I received my chinchilla, Snowball, from a friend a little over a year ago. At that time he was already 8 years old; typically chinchillas live to 10 – 12 years. He was timid, shy, and scared of everything around him. He would sleep with his eyes half opened as a sign of protecting himself. Whenever we tried to pet him, he would run to hide in his timothy hay bungalow. We bought him a new 2 story cage with 2 separator levels which gave him a total of 4 levels to jump and prance around. He’s given plenty of hay, pellets, and water daily so he can become the happiest chinchilla he could be. Since the summer gets pretty hot where I live, we put ice around his cage and blow a fan so that he won’t get a heat stroke from the warm temperature. He grew to be a part of the family. Every one would say good morning to him when we walked down the stairs to the kitchen. When we walked up the stair back into our bedrooms, we would open up his cage and give him a good pet, sometimes giving him a scratch under the ear – where he liked it most.
Throughout this year, he became happier and gave us joy every day. He would sleep with his eyes fully closed and in various funny positions which included him being on his side with all 4 legs extended. He would want us to give him a pellet every day by hand before dumping the rest of the feedings into his food bowl.
But a couple weeks ago, he suddenly stopped eating. He also didn’t produce any feces either. Chinchillas produce feces every 1 to 2 minutes and will poop anywhere and everywhere. So obviously this was the first sign of illness. This concerned us as chinchilla’s health can deteriorate at a fast pace. After multiple trips to the vet, we finally diagnosed that he had G.I. stasis – when his gastrointestinal tracts don’t move and hence not allowing him to pass his food. He would be bloated and feel like he’s not hungry. X-rays showed that he had huge amounts of gas in his system – like all rodents- but his were more than usual. I asked the vet what may have caused this, and he said sometimes we will never find out. G.I. stasis also occurs in a lot of older chinchillas, and Snowball’s age is getting up there.
Currently, he’s receiving medication from the vet once every couple days to try and get his intestinal tracks to begin moving again. I just wish he would be healthy again. Pets become a part of our lives and a part of our families. We may often take them for granted and think they’ll always be there, but they won’t. They have lifespans as well, and will one day leave us. They cannot advocate for themselves and it is up to us, their humans, to do so.
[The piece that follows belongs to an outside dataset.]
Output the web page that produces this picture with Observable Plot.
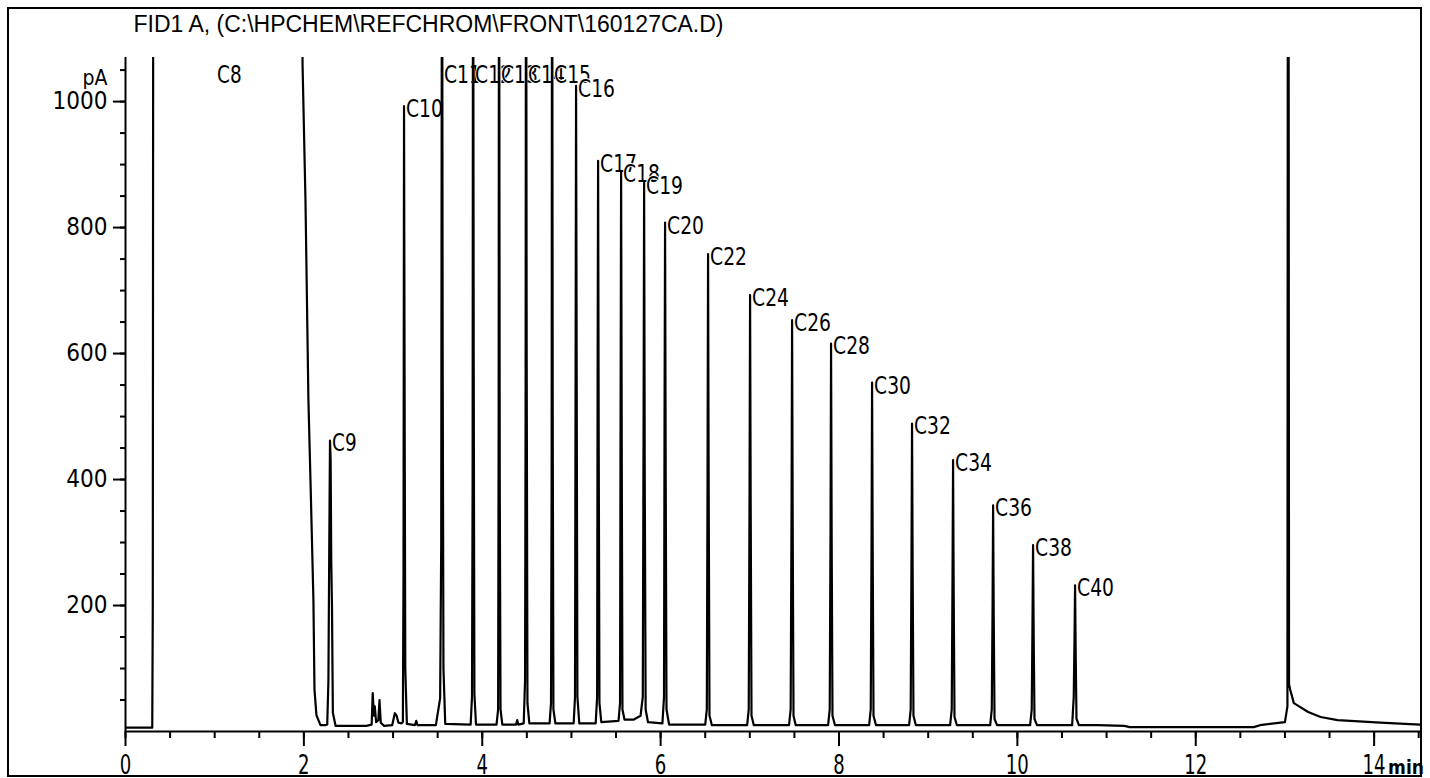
<!DOCTYPE html>
<html><head><meta charset="utf-8">
<script src="https://cdn.jsdelivr.net/npm/d3@7"></script>
<script src="https://cdn.jsdelivr.net/npm/@observablehq/plot@0.6"></script>
<style>
html,body{margin:0;padding:0;background:#fff;}
#wrap{position:relative;width:1430px;height:778px;overflow:hidden;}
#border{position:absolute;left:7px;top:7px;width:1415px;height:770px;box-sizing:border-box;border:2px solid #000;pointer-events:none;}
</style></head><body><div id="wrap"><div id="border"></div></div>
<script>
// ---- data ----
const title = "FID1 A, (C:\\HPCHEM\\REFCHROM\\FRONT\\160127CA.D)";
const yUnit = "pA";
const xUnit = "min";
const xTicks = [0, 2, 4, 6, 8, 10, 12, 14];
const yTicks = [200, 400, 600, 800, 1000];
const unitTick = 1050;
const labelTop = 1047;

const peakNames = ["C8","C9","C10","C11","C12","C13","C14","C15","C16","C17","C18","C19","C20","C22","C24","C26","C28","C30","C32","C34","C36","C38","C40"];
const peakTimes = [1.004, 2.293, 3.123, 3.549, 3.897, 4.188, 4.491, 4.783, 5.052, 5.299, 5.557, 5.815, 6.050, 6.532, 7.003, 7.474, 7.911, 8.371, 8.819, 9.279, 9.728, 10.176, 10.647];
const peakHeights = [1500, 462, 993, 1500, 1500, 1500, 1500, 1500, 1025, 906, 890, 871, 808, 758, 693, 653, 616, 554, 489, 431, 359, 296, 232];

// detector trace [time (min), signal (pA)]
const trace = [
 [0.000,6],[0.150,6],[0.300,6],[0.306,200],[0.312,1500],
 [1.975,1500],[1.985,1060],[2.018,843],[2.051,526],[2.074,399],[2.107,209],[2.119,66],[2.141,26],[2.186,10],[2.240,10],
 [2.262,11],[2.275,80],[2.285,300],[2.293,462],[2.300,430],[2.307,270],[2.315,200],[2.325,30],[2.355,9],
 [2.700,9],[2.760,11],[2.772,61],[2.785,25],[2.795,40],[2.810,15],[2.835,18],[2.848,50],[2.862,14],[2.900,9],
 [2.990,10],[3.020,29],[3.040,25],[3.060,14],[3.095,13],
 [3.110,15],[3.117,250],[3.123,993],[3.130,500],[3.137,100],[3.155,12],
 [3.245,10],[3.260,17],[3.275,10],
 [3.480,10],[3.528,53],[3.540,300],[3.549,1500],[3.556,600],[3.565,100],[3.585,12],
 [3.870,11],[3.885,55],[3.892,400],[3.897,1500],[3.904,600],[3.912,60],[3.930,11],
 [4.160,11],[4.178,35],[4.184,500],[4.188,1500],[4.196,400],[4.205,35],[4.225,11],
 [4.380,11],[4.392,18],[4.405,11],
 [4.465,13],[4.480,81],[4.486,500],[4.491,1500],[4.498,600],[4.507,45],[4.528,13],
 [4.755,13],[4.771,45],[4.778,400],[4.783,1500],[4.790,500],[4.798,35],[4.820,13],
 [5.025,13],[5.040,55],[5.047,600],[5.052,1025],[5.059,550],[5.067,55],[5.088,13],
 [5.272,13],[5.288,55],[5.294,600],[5.299,906],[5.306,450],[5.314,45],[5.335,15],
 [5.528,17],[5.545,45],[5.551,500],[5.557,890],[5.564,450],[5.572,35],[5.595,19],
 [5.700,19],[5.775,25],[5.800,55],[5.809,500],[5.815,871],[5.822,400],[5.832,35],[5.858,15],
 [6.020,13],[6.038,55],[6.044,500],[6.050,808],[6.057,400],[6.066,35],[6.095,11],
 [6.500,11],[6.518,35],[6.526,400],[6.532,758],[6.539,380],[6.548,25],[6.575,10],
 [6.970,10],[6.988,35],[6.997,380],[7.003,693],[7.010,350],[7.019,25],[7.045,10],
 [7.440,10],[7.458,35],[7.468,350],[7.474,653],[7.481,320],[7.490,25],[7.515,10],
 [7.878,10],[7.896,35],[7.905,320],[7.911,616],[7.918,300],[7.927,25],[7.955,10],
 [8.338,10],[8.356,35],[8.365,300],[8.371,554],[8.378,280],[8.387,25],[8.415,10],
 [8.786,10],[8.804,35],[8.813,280],[8.819,489],[8.826,250],[8.835,25],[8.862,10],
 [9.246,10],[9.264,35],[9.273,250],[9.279,431],[9.286,220],[9.295,23],[9.322,10],
 [9.695,10],[9.713,35],[9.722,200],[9.728,359],[9.735,180],[9.744,20],[9.772,10],
 [10.143,10],[10.161,35],[10.170,180],[10.176,296],[10.183,150],[10.192,20],[10.220,10],
 [10.614,10],[10.632,55],[10.641,150],[10.647,232],[10.654,120],[10.663,20],[10.690,10],
 [10.900,10],[11.200,9],[11.260,7],[12.000,7],[12.650,7],[12.720,10],[12.950,14],[13.000,15],[13.028,40],
 [13.033,1500],[13.040,1500],[13.046,75],[13.060,66],[13.100,45],[13.260,31],[13.400,23],[13.590,18],[14.070,14],[14.520,11]
];

const peaks = peakNames.map((name, i) => ({name, t: peakTimes[i], h: peakHeights[i]}));
const xMinor = d3.range(0, 14.51, 0.5);
const yMinor = d3.range(50, 1051, 50);

const NARROW = "'Liberation Sans Narrow','Arial Narrow','DejaVu Sans Condensed',sans-serif";

const chart = Plot.plot({
  width: 1430, height: 778,
  marginLeft: 125, marginRight: 10, marginTop: 57, marginBottom: 47,
  style: {background: "transparent", color: "black", fontFamily: NARROW},
  x: {domain: [0, 14.52]},
  y: {domain: [0, 1070]},
  marks: [
    Plot.axisY({ticks: yMinor, tickSize: 5, strokeWidth: 2, tickFormat: () => "", label: null}),
    Plot.axisY({ticks: yTicks, tickSize: 12, tickPadding: 6, strokeWidth: 2, fontSize: 24, tickFormat: d => String(d), label: null}),
    Plot.axisX({ticks: xMinor, tickSize: 7, strokeWidth: 2, tickFormat: () => "", label: null}),
    Plot.axisX({ticks: xTicks, tickSize: 15, strokeWidth: 2, tickFormat: () => "", label: null}),
    Plot.text(xTicks, {x: d => d, frameAnchor: "bottom", text: d => String(d), textAnchor: "middle",
      lineAnchor: "bottom", dy: 42, fontSize: 27}),
    Plot.ruleX([0], {strokeWidth: 2}),
    Plot.ruleY([0], {strokeWidth: 2}),
    Plot.text(peaks, {x: "t", y: d => Math.min(d.h, labelTop), text: "name", textAnchor: "start",
      dx: 2, dy: 3, fontSize: 25, fill: "black", stroke: "white", strokeWidth: 2}),
    Plot.line(trace, {x: d => d[0], y: d => d[1], stroke: "black", strokeWidth: 2.2, clip: true}),
    Plot.text([yUnit], {y: () => unitTick, frameAnchor: "left", text: d => d, textAnchor: "end",
      dx: -18, dy: 8, fontSize: 21}),
    Plot.text([xUnit], {x: () => xTicks[xTicks.length - 1], frameAnchor: "bottom", text: d => d,
      textAnchor: "start", lineAnchor: "bottom", dx: 14, dy: 42, fontSize: 19, fontWeight: "bold"}),
    Plot.text([title], {frameAnchor: "top-left", text: d => d, textAnchor: "start", lineAnchor: "bottom",
      dx: 8, dy: -26, fontSize: 23, fontFamily: "'Liberation Sans',Arial,sans-serif"})
  ]
});
document.getElementById("wrap").prepend(chart);
const svg = d3.select(chart);
svg.selectAll("text").each(function() {
  const s = this.textContent;
  const el = d3.select(this);
  if (s === title) el.attr("textLength", 590).attr("lengthAdjust", "spacingAndGlyphs");
  else if (peakNames.includes(s)) el.attr("textLength", 12.3 * s.length).attr("lengthAdjust", "spacingAndGlyphs");
  else if (xTicks.map(String).includes(s)) el.attr("textLength", 11.5 * s.length).attr("lengthAdjust", "spacingAndGlyphs");
});
</script>
</body></html>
This experience makes me think about any relationship one may have. Whether you’re close friends, or acquaintances, anyone can one day leave you. Or, it could be the other way around and you leave them. If you cherish the relationship and the times, good and bad, you have, don’t be delayed to let them know. A small appreciative note, a card, or a simple hug can show your appreciation.
Snowball, I just wish for you to get better and be the happy, healthy, jumping chinchilla that you were a couple weeks ago. I pray that God will put his hand on you and heal you because I’m not quite done giving you belly rubs and ear scratches just yet.